Writer: Pornsak Pichetshote

Artist: Alexandre Tefenkgi, Lee Loughridge

Letters: Jeff Powell

Publisher: Image Comics

Release Date: May 5, 2021

Cover Price: $3.99


★★★★★ (5/5)

It's impossible to read 'The Good Asian' and its opening without thinking of the atrocities being committed against Asians in the United States at the time of this writing. The increase of at least 150% in hate crimes against random and innocent Asians and Asian-Americans in the country is a nauseating reality. We're reminded that such abhorrent behavior is not new and never went away completely despite social change efforts over the decades. Being a minority can be a dangerous affair as long as racism and xenophobia fester in a society and it should not be tolerated. 

These facts make what Pornsak Pichetshote writes all the more impactful and damning. Government policies and public attitudes against Asians, the Chinese in particular, created the "first generation to come of age under an immigration ban." It sets the stage for the story of Edison Hark, a Chinese-American from Hawaii, who wields a detective badge in 1936 San Francisco. He's a complicated character straddling multiple worlds but not wholly a member of any one. He's a sell-out to local immigrants and a "coolie" to even his white partner. He's entrenched in a mystery that requires his keen skills of observation and deduction. It's the perfect scenario for a flawed protagonist in a flawed corrupt world to tell a noir crime drama. Pichetshote nails it. 

Hark's mother worked for a millionaire and after she passed he took him in. Hark grew up and made his bones in Honolulu before reaching detective. A breakthrough achievement at the time for a Chinese-American. He's been summoned to San Francisco to help find his adoptive dad's missing maid. Along with a local racist Chinatown detective, Hark has to navigate not only the distrust of locals but the bigots on the force. 

Pichetshote taps into all the traditional characteristics of classic noir, a brilliant but flawed hard-boiled detective, a missing femme fatale tied to a rich man, a shadowy perpetually nighttime landscape, and a mysterious murder plot. The advantage of having writers of color telling traditional stories is the layers of new perspectives given to characters we've been deprived of in the past. Hark's own identity crisis collides with his duties as a detective helping his white father figure track down his Chinese maid while the Chinese in Chinatown are at the mercy of a racist police force. Even though he understands their plight he's resolved to stay above the fray until he's pulled in whether he wants to or not. 

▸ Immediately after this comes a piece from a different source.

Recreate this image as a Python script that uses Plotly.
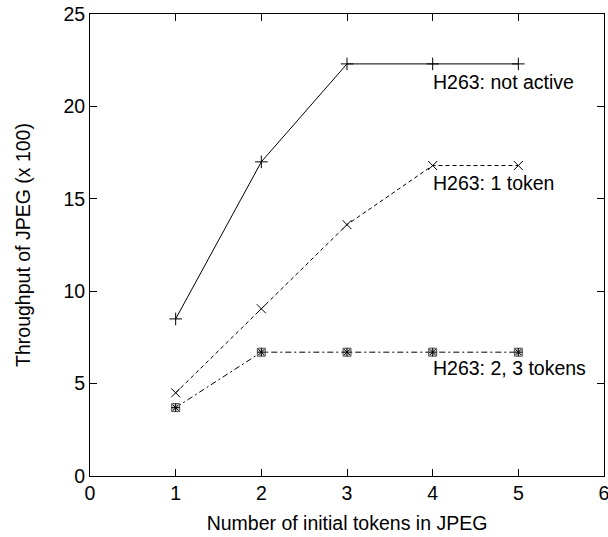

Hand-in-hand with a great noir story you have to have the visual representation to support it. Alexandre Tefenkgi and Lee Loughridge use their talents to create this atmospheric period piece. Tefenkgi captures the '30s brilliantly from fashion to cars to architecture. Loughridge defines scenes with color coded palettes that establish each new scene. Together, they develop a wonderful tempo of action amid a thick cloud of intrigue and danger. Panels shrouded in blackness highlight the moonlit streets of Chinatown, the flashbacks are whitewashed to indicate the past, the clever highlights of Hark's observations told in neat little boxes of orange, all these details say the artists have put more thought and creativity in each panel than your typical Wednesday pull. Jeff Powell's lettering does a lot of the heavy lifting in telling the story as well, alternating from narration to dialogue to exposition. They've elevated this story to the very best the medium has to offer.

'The Good Asian' #1 establishes 'Infidel' writer Pornsak Pichetshote once again as a master of genre with another dark tale with underlining social commentary. This time it's noir crime fiction that's as engrossing and stylish as any we've ever read. Tefenkgi and Loughridge create a moody and menacing atmosphere that drips with style and creativity. 'The Good Asian' delivers a captivating noir story while shattering preconceived notions about who gets to tell these stories. It's the best debut of the week if not the year.